O pesquisador Adilson Moreira aborda o tema do racismo recreativo, isto é, aquele racismo revestido de "humor", e há muito conteúdo considerado "piada" sobre Marielle no Facebook, mas que, na verdade, como dito, associam falsamente Mari a criminalidade, violam a honra, são de baixo calão, racistas, misóginos e humilhantes.

Sabemos também que o Facebook faz com que as perspectivas político-culturais de todas as pessoas sejam amplificadas, usando escolhas algorítmicas, ou seja, a lógica de recomendações do Facebook pode levar o usuário a participar de grupos e comunidades mais radicais sobre sua própria opinião.

Assim, observamos aqui no Brasil as redes sociais auxiliarem na reprodução de discurso de ódio, os quais encontram eco, inclusive, nas falas de políticos conservadores populistas, que mobilizam esses discursos de morte para fins eleitoreiros.

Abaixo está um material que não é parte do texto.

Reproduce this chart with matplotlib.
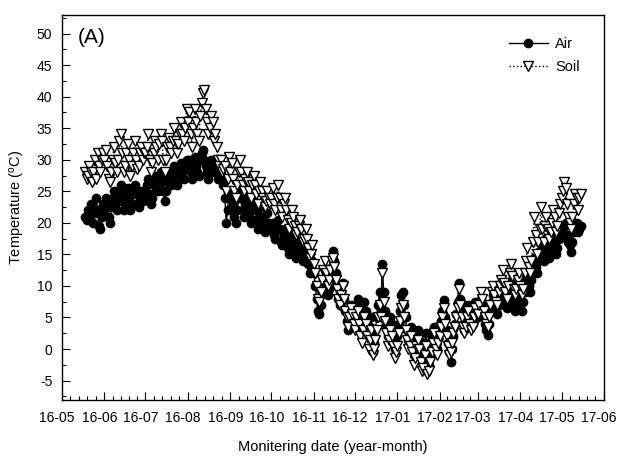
import matplotlib
matplotlib.use("Agg")
import matplotlib.pyplot as plt
import matplotlib.dates as mdates
import matplotlib.transforms as mtransforms
import numpy as np
import pandas as pd

plt.rcParams["font.family"] = ["Liberation Sans", "DejaVu Sans"]
plt.rcParams["mathtext.fontset"] = "custom"
plt.rcParams["mathtext.rm"] = "Liberation Sans"
plt.rcParams["axes.unicode_minus"] = False

start_date = "2016-05-18"

# daily means, month by month
air_may16 = [21, 20.5, 22, 21, 23, 22, 20, 21.5, 24, 22, 19.5, 19, 21, 23]
soil_may16 = [28, 27, 27.5, 29, 28, 26.5, 28, 30, 27, 31, 29, 28, 30, 31]
air_jun = [22, 24, 23, 21, 20, 22.5, 24, 25, 23, 22, 23.5, 25, 26, 24, 22,
           23, 24.5, 25.5, 24, 22, 23, 25, 26, 24.5, 23, 22.5, 24, 25, 23.5, 24]
soil_jun = [30, 31.5, 29, 27, 26.5, 28, 30, 32, 29.5, 28, 30, 33, 34, 31, 28,
            29, 31, 32.5, 30, 27.5, 29, 31, 33, 30, 28.5, 29, 31, 32, 30, 31]
air_jul = [25, 26, 27, 24.5, 23, 24, 26, 27.5, 26, 25, 27, 28, 26.5, 25, 23.5,
           25, 27, 28, 27, 26, 28, 29, 27.5, 26, 27, 28.5, 29.5, 28, 27, 29, 30]
soil_jul = [31, 32, 34, 30, 28, 29.5, 31, 33, 32, 30, 32.5, 34, 33, 30, 28,
            30, 32, 33.5, 32, 31, 33, 35, 33, 31, 32.5, 34, 36, 34, 33, 35, 38]
air_aug = [29, 30, 28, 27, 29.5, 30.5, 29, 28, 27.5, 30, 31, 31.5, 30, 29, 28,
           27, 28.5, 30, 29, 28, 29, 28.5, 27, 28, 29, 27.5, 26, 24, 20, 22, 25]
soil_aug = [36, 37.5, 34, 32, 35, 38, 36, 34, 33, 37, 39, 40.5, 41, 38, 36,
            34, 35, 37, 36, 33, 34, 32, 30, 29, 30, 28, 28.5, 29, 25, 27, 30.5]
air_sep = [24, 25, 23, 21, 20, 22, 24, 25.5, 24, 22, 21, 23, 24, 22.5, 21,
           20, 22, 23.5, 22, 20.5, 19, 21, 22.5, 21, 20, 18.5, 20, 21.5, 20, 19]
soil_sep = [28, 29.5, 27, 25, 24, 26, 28, 30, 28, 26, 25, 27, 28, 26.5, 25,
            24, 26, 27.5, 26, 24.5, 23, 25, 26.5, 25, 24, 22.5, 23.5, 25, 24, 23]
air_oct = [19, 20, 18, 17.5, 19, 20.5, 19, 17, 16.5, 18, 19, 17.5, 16, 15, 16.5,
           18, 17, 15.5, 14.5, 15, 16, 17, 15.5, 14, 15, 16.5, 15, 13.5, 12, 13, 14]
soil_oct = [24, 25.5, 23, 22, 24, 26, 24, 22, 21, 23, 24, 22, 20.5, 19, 20,
            22, 21, 19.5, 18, 18.5, 19.5, 20.5, 19, 17, 17.5, 19, 17.5, 16, 14.5, 15, 16.5]
air_nov = [12, 10, 8, 6, 5.5, 7, 9, 11, 12.5, 10, 8.5, 9.5, 11, 13, 15.5,
           14, 12, 10, 8, 7, 9, 10.5, 8, 6, 4.5, 3, 5, 7, 6, 4]
soil_nov = [13.5, 12, 10, 8, 7.5, 9, 11, 12.5, 14, 12, 10, 11, 12.5, 14, 14.5,
            13, 11, 9.5, 8, 7, 8.5, 10, 8, 6, 5, 3.5, 5, 6.5, 5.5, 4]
air_dec = [5, 7, 8, 6, 4, 3, 5, 7.5, 6, 4, 2, 3.5, 5, -0.5, 1,
           3, 5, 7, 9, 6, 13.5, 9, 6, 4, 2, 3, 5, 4, 2, 0, 1]
soil_dec = [3, 5, 6, 4, 2, 1, 3, 5, 4, 2, 0, 1.5, 3, -1, 0,
            1.5, 3, 5, 7, 5, 12, 7.5, 4.5, 2.5, 0.5, 1.5, 3, 2, 0.5, -1.5, -0.5]
air_jan = [2, 4, 6, 8.5, 9, 7, 5, 3, 1.5, 2, 3.5, 1, -1, 0, 2,
           3, 1.5, -0.5, -2, -1, 1, 2.5, -3.5, -2.5, -1, 0.5, 2, 3.5, 1, 0, 2]
soil_jan = [0.5, 2.5, 4.5, 6.5, 7, 5, 3, 1.5, 0, 0.5, 2, -0.5, -2.5, -1.5, 0.5,
            1.5, 0, -2, -3.5, -3, -1, 0.5, -4, -3.5, -2, -0.5, 1, 2.5, 0, -1, 1]
air_feb = [3, 4.5, 6, 7.8, 5, 3, 1, -0.5, -2, 0, 2, 4, 5.5, 7.4,
           10.5, 8, 6, 4, 3, 4.5, 6, 7, 5, 3.5, 4, 6, 7.5, 6]
soil_feb = [2, 3.5, 5, 6.5, 4, 2, 0.5, -1, -0.5, 1, 2.5, 3.5, 5, 6.5,
            9.5, 7, 5, 3.5, 2.5, 3.5, 5, 6, 4, 3, 3.5, 5, 6.5, 5.5]
air_mar = [5, 6.5, 8, 7, 5, 4, 3, 2.2, 4, 6, 7.5, 8.5, 7, 6, 5.5,
           7, 8, 9, 10, 8, 7, 6.5, 8, 9.5, 10.5, 9, 7.5, 6, 7, 8.5, 9]
soil_mar = [5.5, 7, 9, 8, 6, 5, 4, 3.5, 5, 7, 9, 10, 8.5, 7.5, 7,
            9, 10, 11, 12.5, 10.5, 9, 8, 10, 12, 13.5, 11.5, 9.5, 8.5, 9.5, 11, 12]
air_apr = [8, 6, 7.5, 9, 11, 12, 10, 9, 11, 13, 14.5, 13, 12, 14, 15.5,
           17, 15, 14, 16, 17.5, 16, 14.5, 15, 16.5, 18, 17, 15, 16, 17.5, 18]
soil_apr = [10, 8.5, 9.5, 12, 14, 16, 13, 12, 14, 17, 21, 18, 15, 17, 19,
            22.5, 19, 17, 19.5, 21, 19, 17.5, 18.5, 20, 22, 21, 18.5, 19.5, 21.5, 23]
air_may17 = [19, 18, 19.5, 20, 18, 17, 16.5, 15.3, 17, 18.5, 19, 20, 18.5, 19, 19.5]
soil_may17 = [24, 25, 26.5, 25.5, 23, 21, 20, 19, 21, 23, 24.5, 24, 22, 24, 24.5]

air = (air_may16 + air_jun + air_jul + air_aug + air_sep + air_oct + air_nov
       + air_dec + air_jan + air_feb + air_mar + air_apr + air_may17)
soil = (soil_may16 + soil_jun + soil_jul + soil_aug + soil_sep + soil_oct + soil_nov
        + soil_dec + soil_jan + soil_feb + soil_mar + soil_apr + soil_may17)
dates = pd.date_range(start_date, periods=len(air), freq="D")

fig = plt.figure(figsize=(6.18, 4.59), dpi=100)
ax = fig.add_axes([0.1003, 0.1296, 0.877, 0.8386])

ax.plot(dates, air, color="black", lw=1.0, marker="o", ms=6,
        mfc="black", mec="black", label="Air", zorder=2)
ax.plot(dates, soil, color="black", lw=1.0, ls=":", marker="v", ms=7.5,
        mfc="white", mec="black", mew=1.0, label="Soil", zorder=3)

ax.set_xlim(pd.Timestamp("2016-05-01"), pd.Timestamp("2017-06-01"))
ax.set_ylim(-8, 53)

ax.xaxis.set_major_locator(mdates.MonthLocator())
ax.xaxis.set_major_formatter(mdates.DateFormatter("%y-%m"))
month_starts = pd.date_range("2016-05-01", "2017-06-01", freq="MS")
minor = []
for a, b in zip(month_starts[:-1], month_starts[1:]):
    step = (b - a) / 5
    minor += [a + step * k for k in range(1, 5)]
ax.set_xticks(minor, minor=True)

ax.set_yticks(np.arange(-5, 51, 5))
ax.set_yticks(np.arange(-7.5, 53, 2.5), minor=True)

ax.tick_params(axis="both", which="both", direction="in", top=False, right=False,
               labelsize=10, width=0.8)
ax.tick_params(axis="both", which="major", length=6)
ax.tick_params(axis="both", which="minor", length=3)
ax.tick_params(axis="x", which="major", pad=8)
ax.tick_params(axis="y", which="major", pad=7)
for s in ax.spines.values():
    s.set_linewidth(1.0)

# labels sit a little left of their ticks in the original
shift = mtransforms.ScaledTranslation(-5 / 100, 0, fig.dpi_scale_trans)
for lbl in ax.get_xticklabels():
    lbl.set_transform(lbl.get_transform() + shift)

ax.set_xlabel("Monitering date (year-month)", fontsize=10.5, labelpad=11)
ax.set_ylabel("Temperature ($\\mathregular{^{o}}$C)", fontsize=10.5, labelpad=7)

ax.text(0.03, 0.94, "(A)", transform=ax.transAxes, fontsize=15, va="center")
ax.legend(loc="upper right", frameon=False, fontsize=10.5, handlelength=2.7,
          handletextpad=0.5, labelspacing=0.6, bbox_to_anchor=(0.98, 0.975))

fig.savefig("out.png", dpi=100)
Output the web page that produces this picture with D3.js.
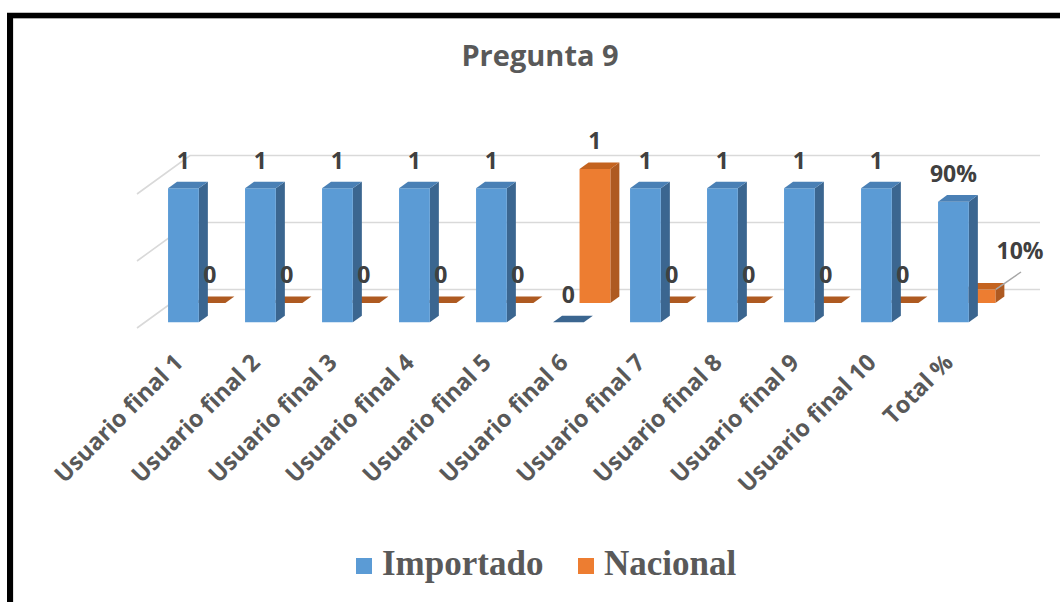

É preciso avançarmos no entendimento de que as plataformas digitais são responsáveis por fomentar atos de violência política contra mulheres negras quando tais empresas não apresentam alternativas de encaminhamento de denúncias, quando associam discurso de ódio à liberdade de expressão e quando usam o lucro como chave estratégica para permitir que grupos extremistas se organizem para atingir populações negras, faveladas e periféricas.